The Pioneer Ramblers performing

News Release

LC State’s choir to lead evening of Sounds of Scotland on April 25

LEWISTON, Idaho – The Lewis-Clark State College Concert Choir will present an evening of “Sounds on Scotland” on April 25 at 7:30 p.m. at the college’s Silverthorne Theatre. The event is free and open to the public.

The concert will feature bagpiper Reid Wilson and special guest The Pioneer Ramblers, a local acoustic band that plays Celtic and older tunes. The concert will celebrate music, poetry, and culture through music from and about Scotland.

The Pioneer Ramblers are led by Tony Kuphaldt on the vibraphone. Kuphaldt is an LC State instructor-on-loan from Schweitzer Engineering Laboratories and teaches industrial electronics at the college’s Schweitzer Career & Technical Education Center. Also in the band are Val Kuphaldt on violin, Daniel Green on bass, Barbara Lee Jordan on dulcimer, and Rita McAdoo on violin and viola. McAdoo teaches strings at LC State.

Sets by The Pioneer Ramblers will feature various Scottish tunes, including the traditional “Arran Boat Song” and “Atholl Highlanders,” as well as “Neil Gow’s Lament for His Second Wife.” They also will play contemporary Scottish songs, such as Stuart Morison’s “Maggie’s Pancakes.”

The LC State choir will perform several Scottish folksongs, including “Auld Lang Syne,” and “O Whistle and I’ll Come to Ye,” as well as a medley of traditional Scottish songs. They will also sing some music with text by Scottish poet, Robert Burns, including “Banks of Doon” by Donna Gartman Schultz, that will feature Timauri Stearns on the violin.
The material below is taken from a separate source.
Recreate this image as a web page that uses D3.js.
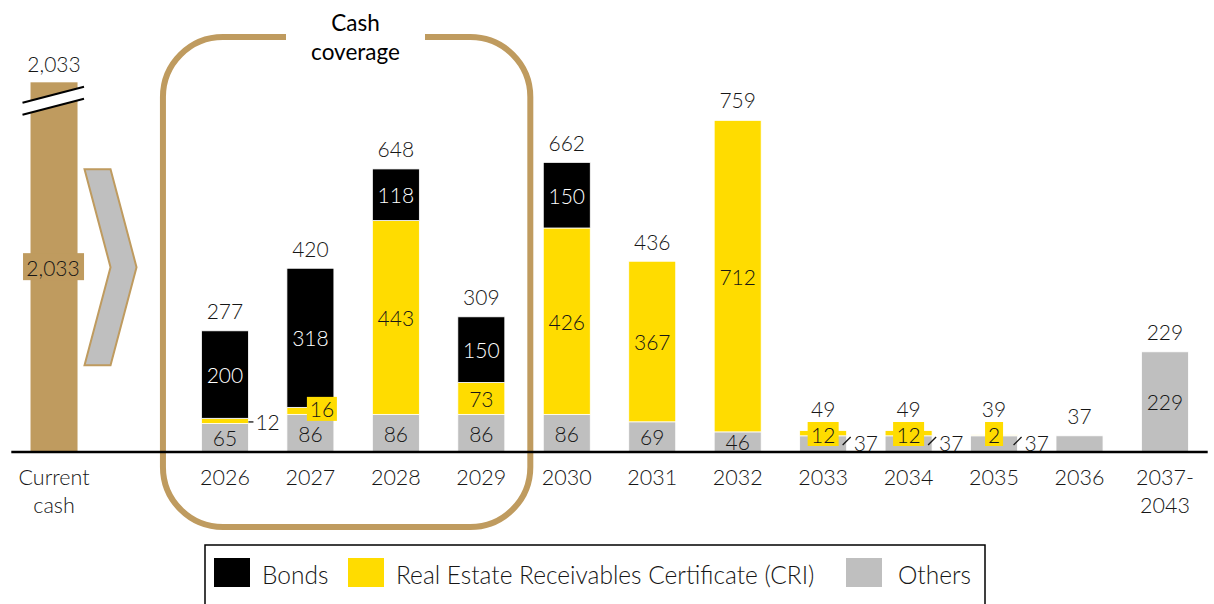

The concert also will feature the world premiere of “A Scottish Folk Song Masswritten by Sarah Graham, LC State’s associate professor of music and conductor of the choir. The melody of each of the five mass movements, sung in English, are inspired by traditional Scottish folksongs “Ae Fond Kiss,” “Joy of My Heart,” “Griogal Cridhe,” “Skye Boat Song,” and “Loch Lomond,” and are bookended by “Highland Cathedral” and “Scotland, the Brave” on bagpipes.

Drawings for Scotland-related door prizes will take place throughout the concert. The evening will end with an invitation for the audience to join in and sing with combined groups on “The Parting Glass.”